Jesus' death was unique because of its theological and religious import. At least that's what his earliest followers decided upon reflection. Jesus was not the messiah that the Hebrews had anticipated. In fact, he'd done just about the opposite of what was expected: preached peace, lived in relative obscurity, and died young.
Jesus was most definitely an outsider -- on this O'Reilly and I agree.
He lived in the outer reaches of the empire, a non-citizen with few rights. Even his Galilean accent was considered backwoods in the metropolis of Jerusalem. Whether it was the Roman occupying force or the powerful temple leaders, they must have thought, "Jesus is not like us."
So it's pleasantly surprising that the TV movie based on O'Reilly's book casts a Muslim actor, Haaz Sleiman, as Jesus.
Sleiman was raised in Lebanon. He is thick-featured and broad-shouldered. And he is robustly hirsute, the very opposite of the wispily-bearded Ted Neely from the Jesus Christ Superstar of my youth.
Speaking of Ted Neely, he is just one in a long line of blue-eyed Jesuses in art and film. For a long time, the actors chosen to play Jesus have looked more like O'Reilly and me than like a Judean. Sleiman is a welcome break from that tradition, but some people have voiced displeasure at his casting
. Having a Muslim portray the founder of Christianity, they contend, is an offense.

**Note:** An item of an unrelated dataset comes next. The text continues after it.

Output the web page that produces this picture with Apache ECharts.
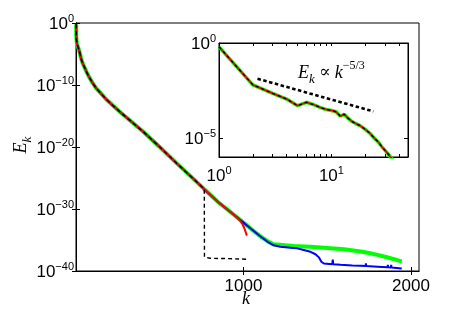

"My religion is inclusivity," Sleiman told me, and he is an effective evangelist of that religion. He is unashamed to talk about his connection to God, his respect for all three Abrahamic faiths -- Judaism, Christianity, and Islam -- and in the "beauty and magnificence of humanity."
To play Jesus, Sleiman said, he simply focused on the divinity that he believes is available to all human beings, a divinity that Jesus was specially aware of.
When Bill O'Reilly portrays Jesus as a champion of low taxes and an opponent of big government, he's not committing a mortal sin. He's doing what so many have done before: seeing in Jesus what they want to see, and making Jesus into someone who looks, talks, and thinks like they want him to.
So maybe the best thing that Christians can do during this Holy Week is to watch a Muslim portray Jesus. In that portrayal, we might be reminded that Jesus himself didn't look like the dominant culture of his day, and he practiced a religion that the Romans did not understand or respect.
We live in an uneasy time between Christians and Muslims, between Christianity and Islam. And it wasn't so different in the first century.
Then, an obscure figure who was little understood preached peace and died a sacrificial death. Now a Muslim actor is bringing him to life, and that is no more scandalous than Jesus' own life.